Hucurat suresi söz ahlakını yaşamak için okunması gereken bir suredir. Toplumsal insanî değerleri, sesi ve sözü kullanmanın ahlâkî ilkelerini öğreten ilâhî kelâm, en güzel Muhammedî terbiyeyi sunmuş ve inananlara;
—Allah ve Resûlü'nün (s.a.v) koyduğu sınırlara riayet etmelerini,
—Seslerini Nebî'nin sesinden daha fazla yükseltmemelerini,
—Ona karşı yüksek sesle konuşmamalarını,
—Hz. Peygamber'in (s.a.v) aile efradına ait odaların arkasından ona adıyla hitap ederek bağıranların, akıllarını kullanmayan kimseler olduklarını,
—Fâsığın sözünü iyi tetkik etmelerini,
—Hiçbir topluluğun, bir başka toplulukla alay etmemesini,
—Keza hanımların da birbirleriyle alay etmemelerini,
—İnsanların birbirlerine lakap takmamalarını,
—Kalplerini temiz tuttukları gibi, dillerini de gıybetten korumaları gerektiğini hatırlatmıştır. (Hucurât, 49/1-12) Bize düşen bu ahlaka sarılmaktır.
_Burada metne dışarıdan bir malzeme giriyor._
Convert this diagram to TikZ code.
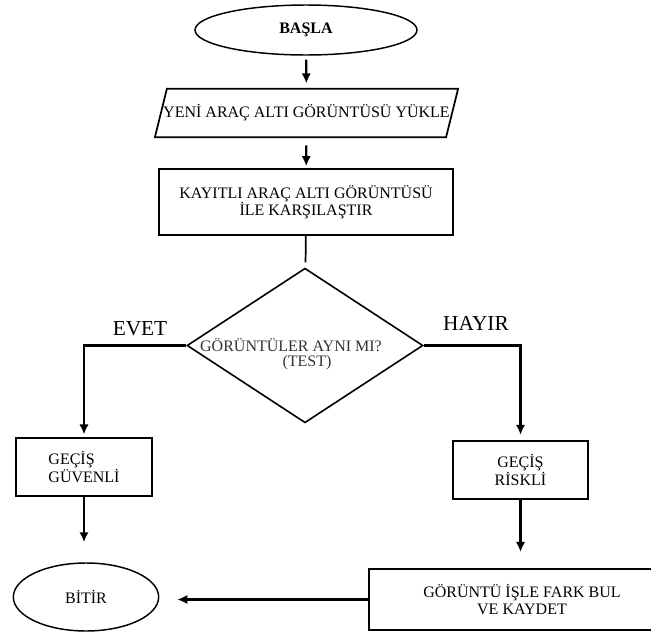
\documentclass[tikz,border=0pt]{standalone}
\usepackage{fontspec}
\setmainfont{Liberation Serif}
\usetikzlibrary{positioning,shapes.geometric,arrows.meta,calc}
\tikzset{>={Latex[length=7.5pt,width=7pt]}}
\tikzset{basefont/.style={font=\fontsize{12}{13}\selectfont}}
\tikzset{termnode/.style={ellipse,draw,line width=1.1pt,inner sep=0pt,basefont}}
\tikzset{procnode/.style={rectangle,draw,line width=1.3pt,inner sep=0pt,align=center,basefont}}
\tikzset{ionode/.style={rectangle,inner sep=0pt,basefont}}
\tikzset{decnode/.style={diamond,draw,line width=1.2pt,inner sep=0pt}}
\tikzset{flowedge/.style={->,line width=1.6pt}}
\tikzset{branchtext/.style={font=\fontsize{16}{18}\selectfont}}

\begin{document}
\begin{tikzpicture}[x=0.75pt, y=-0.75pt]
    \clip (0,0) rectangle (651,632);
    % steps
    \node[termnode, minimum width=166.5pt, minimum height=37.5pt, font=\fontsize{12}{13}\selectfont\bfseries] (start) at (306,30) {BAŞLA};
    \node[ionode, minimum width=227pt, minimum height=36pt] (load) at (306.5,113) {YENİ ARAÇ ALTI GÖRÜNTÜSÜ YÜKLE};
    \draw[line width=1.3pt] ($(load.north west)+(12,0)$) -- (load.north east) -- ($(load.south east)+(-12,0)$) -- (load.south west) -- cycle;
    \node[procnode, minimum width=220.5pt, minimum height=49.5pt] (compare) at (306,202) {KAYITLI ARAÇ ALTI GÖRÜNTÜSÜ\\İLE KARŞILAŞTIR};
    \node[decnode, minimum width=177pt, minimum height=116pt] (test) at (305,345.5) {};
    \node[basefont, text=black!80] (question) at (291,345) {GÖRÜNTÜLER AYNI MI?};
    \node[basefont, text=black!80] (testtag) at (307,363) {(TEST)};
    \node[procnode, align=left, minimum width=102pt, minimum height=43.5pt, font=\fontsize{12}{13.5}\selectfont] (safe) at (84,467) {GEÇİŞ\\GÜVENLİ};
    \node[procnode, minimum width=101pt, minimum height=43.5pt, font=\fontsize{12}{13}\selectfont] (risky) at (520.5,470) {GEÇİŞ\\RİSKLİ};
    \node[termnode, minimum width=109pt, minimum height=51pt] (finish) at (86,597) {BİTİR};
    \node[procnode, minimum width=229.5pt, minimum height=46pt] (savebox) at (522,599.5) {GÖRÜNTÜ İŞLE FARK BUL\\VE KAYDET};
    % connectors
    \draw[flowedge, shorten <=3pt, shorten >=4pt] (start) -- (load);
    \draw[flowedge, shorten <=6pt, shorten >=1.5pt] (load) -- (compare);
    \draw[line width=1.3pt, shorten >=4pt] (compare) -- (test);
    \draw[flowedge, shorten >=2pt] (test.west) -| (safe.north);
    \draw[flowedge, shorten >=4pt] (test.east) -| (risky.north);
    \draw[flowedge, shorten >=15pt] (safe.south) -- (safe.south |- finish.north);
    \draw[flowedge, shorten >=12pt] (risky.south) -- (risky.south |- savebox.north);
    \draw[flowedge, shorten >=13.5pt] (savebox.west) -- (savebox.west -| finish.east);
    \node[branchtext] (yes) at (140,329) {EVET};
    \node[branchtext] (no) at (476,323) {HAYIR};
\end{tikzpicture}
\end{document}
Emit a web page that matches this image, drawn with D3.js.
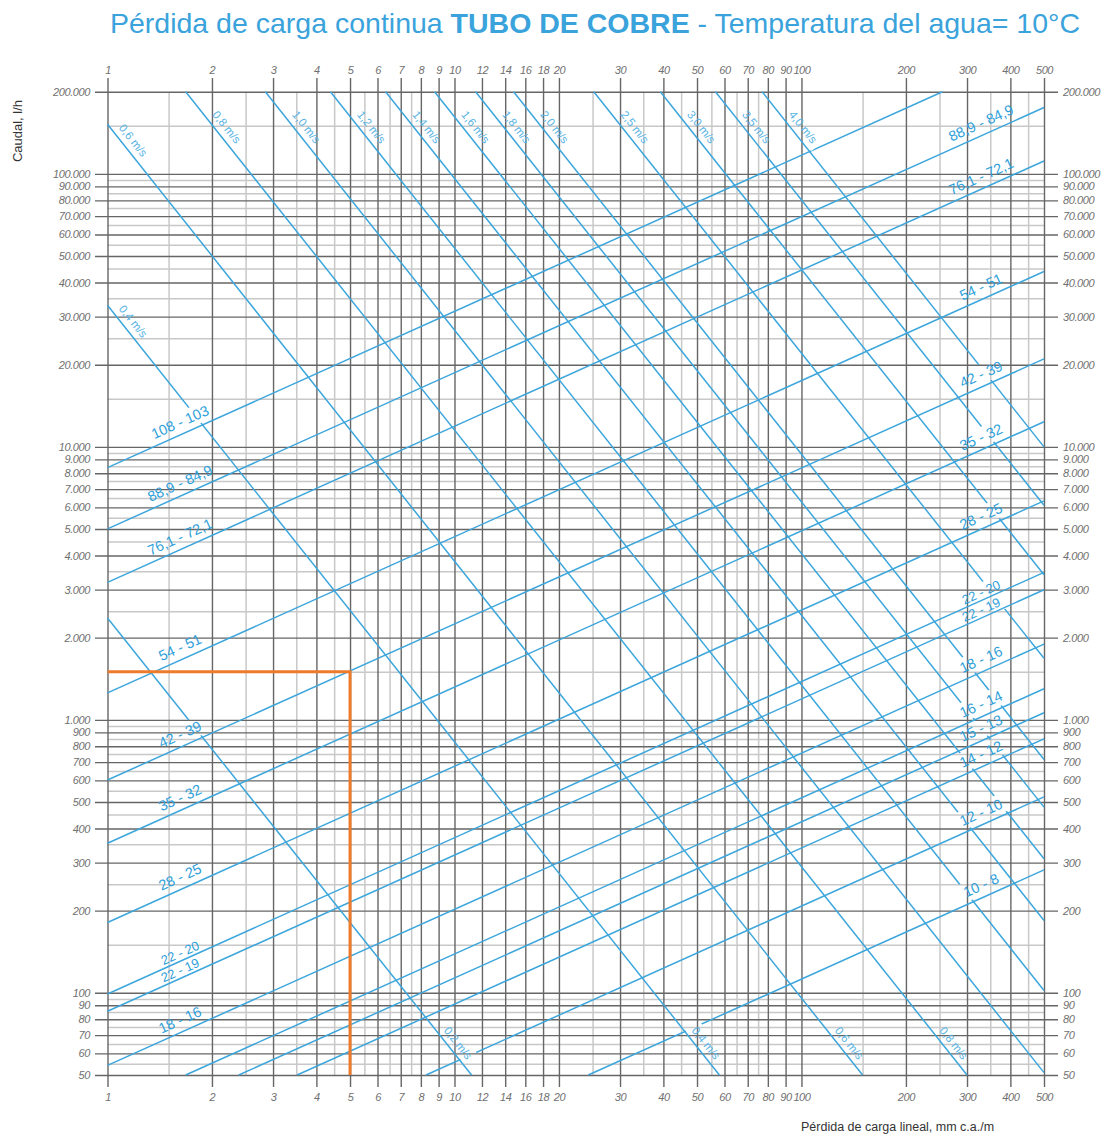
<!DOCTYPE html>
<html>
<head>
<meta charset="utf-8">
<script src="https://cdn.jsdelivr.net/npm/d3@7"></script>
<style>
  body { margin: 0; background: #fff; }
  text { font-family: "Liberation Sans", Arial, sans-serif; }
</style>
</head>
<body>
<div id="chart"></div>
<script>
// ticks
const xTicks = [1, 2, 3, 4, 5, 6, 7, 8, 9, 10, 12, 14, 16, 18, 20, 30, 40, 50, 60, 70, 80, 90, 100, 200, 300, 400, 500];
const xMinor = [1.5, 2.5, 3.5, 4.5, 5.5, 6.5, 7.5, 25, 35, 45, 55, 65, 75, 150, 250, 350, 450];
const yTicks = [50, 60, 70, 80, 90, 100, 200, 300, 400, 500, 600, 700, 800, 900, 1000,
  2000, 3000, 4000, 5000, 6000, 7000, 8000, 9000, 10000,
  20000, 30000, 40000, 50000, 60000, 70000, 80000, 90000, 100000, 200000];
const yMinor = [55, 65, 75, 85, 95, 150, 250, 350, 450, 550, 650, 750, 850, 950,
  1500, 2500, 3500, 4500, 5500, 6500, 7500, 8500, 9500,
  15000, 25000, 35000, 45000, 55000, 65000, 75000, 85000, 95000, 150000];

// velocity lines (m/s): start and end points [pérdida, caudal]
const velNames = ["0,2 m/s", "0,4 m/s", "0,6 m/s", "0,8 m/s", "1,0 m/s", "1,2 m/s", "1,4 m/s",
  "1,6 m/s", "1,8 m/s", "2,0 m/s", "2,5 m/s", "3,0 m/s", "3,5 m/s", "4,0 m/s"];
const velStart = [[1, 2360], [1, 33000], [1, 152000], [1.68, 200000], [2.85, 200000], [4.39, 200000],
  [6.33, 200000], [8.76, 200000], [11.5, 200000], [14.8, 200000], [25.2, 200000], [39.2, 200000],
  [56.5, 200000], [77, 200000]];
const velEnd = [[11.2, 50], [58, 50], [150, 50], [300, 50], [500, 51], [500, 102], [500, 184],
  [500, 310], [500, 479], [500, 716], [500, 1680], [500, 3400], [500, 6110], [500, 10000]];
const velTopLabel = [false, true, true, true, true, true, true, true, true, true, true, true, true, true];
const velBottomLabel = [true, true, true, true, false, false, false, false, false, false, false, false, false, false];

// copper pipe lines (diámetro ext - int, mm)
const pipeNames = ["108 - 103", "88,9 - 84,9", "76,1 - 72,1", "54 - 51", "42 - 39", "35 - 32", "28 - 25",
  "22 - 20", "22 - 19", "18 - 16", "16 - 14", "15 - 13", "14 - 12", "12 - 10", "10 - 8"];
const pipeStart = [[1, 8390], [1, 5007], [1, 3187], [1, 1255], [1, 602], [1, 353], [1, 181],
  [1, 99], [1, 85.6], [1, 54.2], [1.68, 50], [2.39, 50], [3.52, 50], [8.28, 50], [24.3, 50]];
const pipeEnd = [[255, 200000], [500, 175000], [500, 111500], [500, 43900], [500, 21000], [500, 12360],
  [500, 6340], [500, 3470], [500, 2995], [500, 1895], [500, 1300], [500, 1062], [500, 852], [500, 522], [500, 282]];
const pipeLeftLabel = [true, true, true, true, true, true, true, true, true, true, false, false, false, false, false];
const pipeRightLabel = [false, true, true, true, true, true, true, true, true, true, true, true, true, true, true];

// example reading marked in orange
const markJ = 5, markQ = 1500;

const width = 1110, height = 1135;
const blue = "#3ca6dc";

const svg = d3.select("#chart").append("svg")
  .attr("width", width)
  .attr("height", height);

const x = d3.scaleLog().domain([1, 500]).range([107.5, 1044]);
const y = d3.scaleLog().domain([50, 200000]).range([1075, 91.7]);

const locale = d3.formatLocale({ decimal: ",", thousands: ".", grouping: [3], currency: ["", ""] });
const fmt = locale.format(",d");

const defs = svg.append("defs");

// title
const title = svg.append("text")
  .attr("x", 595).attr("y", 33)
  .attr("text-anchor", "middle")
  .attr("fill", "#3aa3dc")
  .attr("font-size", 28.5);
title.append("tspan").text("Pérdida de carga continua ");
title.append("tspan").attr("font-weight", "bold").text("TUBO DE COBRE");
title.append("tspan").text(" - Temperatura del agua= 10°C");

// minor grid
svg.append("g")
  .attr("transform", "translate(0," + y(50) + ")")
  .call(d3.axisBottom(x).tickValues(xMinor).tickFormat("").tickSize(-(y(50) - y(200000))))
  .call(g => g.select(".domain").remove())
  .selectAll("line").attr("stroke", "#c8c8c8").attr("stroke-width", 1.5);

svg.append("g")
  .attr("transform", "translate(" + x(1) + ",0)")
  .call(d3.axisLeft(y).tickValues(yMinor).tickFormat("").tickSize(-(x(500) - x(1))))
  .call(g => g.select(".domain").remove())
  .selectAll("line").attr("stroke", "#c8c8c8").attr("stroke-width", 1.5);

// major grid + labels
const styleTicks = g => {
  g.select(".domain").remove();
  g.attr("font-family", null).attr("font-size", null);
  g.selectAll("line").attr("stroke", "#666").attr("stroke-width", 1.4);
  g.selectAll("text")
    .attr("fill", "#707070")
    .attr("font-size", 11)
    .attr("font-style", "italic")
    .attr("letter-spacing", -0.4);
};

svg.append("g")
  .attr("transform", "translate(0,78)")
  .call(d3.axisTop(x).tickValues(xTicks).tickFormat(d => d).tickSize(-(1087 - 78)).tickPadding(4))
  .call(styleTicks);

svg.append("g")
  .attr("transform", "translate(0,1087)")
  .call(d3.axisBottom(x).tickValues(xTicks).tickFormat(d => d).tickSize(0).tickPadding(6))
  .call(styleTicks);

svg.append("g")
  .attr("transform", "translate(95,0)")
  .call(d3.axisLeft(y).tickValues(yTicks).tickFormat(fmt).tickSize(-(1058 - 95)).tickPadding(5))
  .call(styleTicks);

svg.append("g")
  .attr("transform", "translate(1058,0)")
  .call(d3.axisRight(y).tickValues(yTicks).tickFormat(fmt).tickSize(0).tickPadding(5))
  .call(styleTicks);

// masks: labels cut gaps into the lines they cross
function makeMask(id) {
  const m = defs.append("mask").attr("id", id)
    .attr("maskUnits", "userSpaceOnUse")
    .attr("x", 0).attr("y", 0).attr("width", width).attr("height", height);
  m.append("rect").attr("width", width).attr("height", height).attr("fill", "#fff");
  return m;
}
const maskVel = makeMask("maskVel");
const maskPipe = makeMask("maskPipe");

const line = d3.line().x(d => x(d[0])).y(d => y(d[1]));

const velG = svg.append("g").attr("mask", "url(#maskVel)");
const pipeG = svg.append("g").attr("mask", "url(#maskPipe)");
const labelG = svg.append("g");

velStart.forEach((s, i) => {
  velG.append("path")
    .attr("d", line([s, velEnd[i]]))
    .attr("fill", "none").attr("stroke", blue).attr("stroke-width", 1.5);
});
pipeStart.forEach((s, i) => {
  pipeG.append("path")
    .attr("d", line([s, pipeEnd[i]]))
    .attr("fill", "none").attr("stroke", blue).attr("stroke-width", 1.5);
});

function addLabel(txt, cx, cy, angle, size, color, mask) {
  const tr = "translate(" + cx + "," + cy + ") rotate(" + angle + ")";
  const t = labelG.append("text")
    .attr("transform", tr)
    .attr("text-anchor", "middle")
    .attr("dy", "0.35em")
    .attr("font-size", size)
    .attr("fill", color)
    .text(txt);
  const w = t.node().getComputedTextLength();
  mask.append("rect")
    .attr("transform", tr)
    .attr("x", -w / 2 - 5).attr("y", -0.38 * size - 4)
    .attr("width", w + 10).attr("height", 0.76 * size + 8)
    .attr("fill", "#000");
}

// pipe labels
pipeStart.forEach((s, i) => {
  const x1 = x(s[0]), y1 = y(s[1]), x2 = x(pipeEnd[i][0]), y2 = y(pipeEnd[i][1]);
  const ang = Math.atan2(y2 - y1, x2 - x1) * 180 / Math.PI;
  const small = pipeNames[i].startsWith("22");
  const off = small ? 8.5 : 13;
  const size = small ? 13 : 14.5;
  const at = lx => y1 + (lx - x1) * (y2 - y1) / (x2 - x1);
  if (pipeLeftLabel[i]) addLabel(pipeNames[i], 180, at(180) - off, ang, size, "#2f9fda", maskVel);
  if (pipeRightLabel[i]) addLabel(pipeNames[i], 981, at(981) - off, ang, size, "#2f9fda", maskVel);
});

// velocity labels
velStart.forEach((s, i) => {
  const x1 = x(s[0]), y1 = y(s[1]), x2 = x(velEnd[i][0]), y2 = y(velEnd[i][1]);
  const ang = Math.atan2(y2 - y1, x2 - x1) * 180 / Math.PI;
  const at = ly => x1 + (ly - y1) * (x2 - x1) / (y2 - y1);
  if (velTopLabel[i]) {
    const ly = Math.max(y1 + 16, 127);
    addLabel(velNames[i], at(ly) + 13, ly, ang, 11.5, "#5ab4e4", maskPipe);
  }
  if (velBottomLabel[i]) {
    addLabel(velNames[i], at(1043) + 12, 1043, ang, 11.5, "#5ab4e4", maskPipe);
  }
});

// orange reading
svg.append("path")
  .attr("d", line([[1, markQ], [markJ, markQ], [markJ, 50]]))
  .attr("fill", "none")
  .attr("stroke", "#ee7b2c")
  .attr("stroke-width", 3);

// axis titles
svg.append("text")
  .attr("transform", "translate(22,131) rotate(-90)")
  .attr("text-anchor", "middle")
  .attr("font-size", 13)
  .attr("fill", "#333")
  .text("Caudal, l/h");

svg.append("text")
  .attr("x", 801).attr("y", 1131)
  .attr("font-size", 12.5)
  .attr("fill", "#333")
  .text("Pérdida de carga lineal, mm c.a./m");
</script>
</body>
</html>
Günümüzün hızlı ve stresli yaşamında, insanlar çoğu zaman konuşurken kelimelerin etkisini düşünmeden hareket ediyor. Ancak unutulmamalıdır ki, her söz, bir etki bırakır ve bu etki uzun vadede toplumda yankı bulur. Birbirimize karşı daha nazik ve saygılı bir dil kullanmak, toplumun genel atmosferini olumlu yönde değiştirebilir.
Halk şairimiz Yunus Emre sözün önemini veciz bir dörtlükle şöyle ifade etmiştir.
Söz ola kese savaşı,
Söz ola kestire başı,
Söz ola ağulu aşı
Bal ile yağ ede bir söz.
Atalarımız da “Dilin kemiği yoktur ama bir vuruşta öldürdüğü insan çoktur.” “İnsan dilinin altında gizlidir”. “Tatlı dil yılanı deliğinden çıkarır” sözleriyle bizlere ışık tutmuşlardır. Sözün tesirli olabilmesinin sırrını ise Sâdî Şîrâzî vermiştir: “Söz kalpten çıkarsa kalbe ulaşır, dilden çıkarsa kulağı geçemez. (gönle inemez)”
Sözlerin gücünü ve etkisini doğru kullanmak, hem bireysel hem de toplumsal ilişkilerde huzurun anahtarıdır. İslam’ın öğrettiği gibi, doğruyu ve güzeli söylemek, başkalarına saygı göstermek, hepimizin üzerine düşen bir görevdir. Nezaketle söylenen her söz, toplumu daha huzurlu, daha dayanışma içinde bir hale getirecektir.
Rabbimiz, dillerimize hakkı söyletsin, güzel olanı konuşmayı, güzel konuşmayı ve razı olacağı sözler söylemeyi nasip etsin. Dilimizden dolayı mahşer günü mahcup olmaktan bizleri muhafaza eylesin. Amin!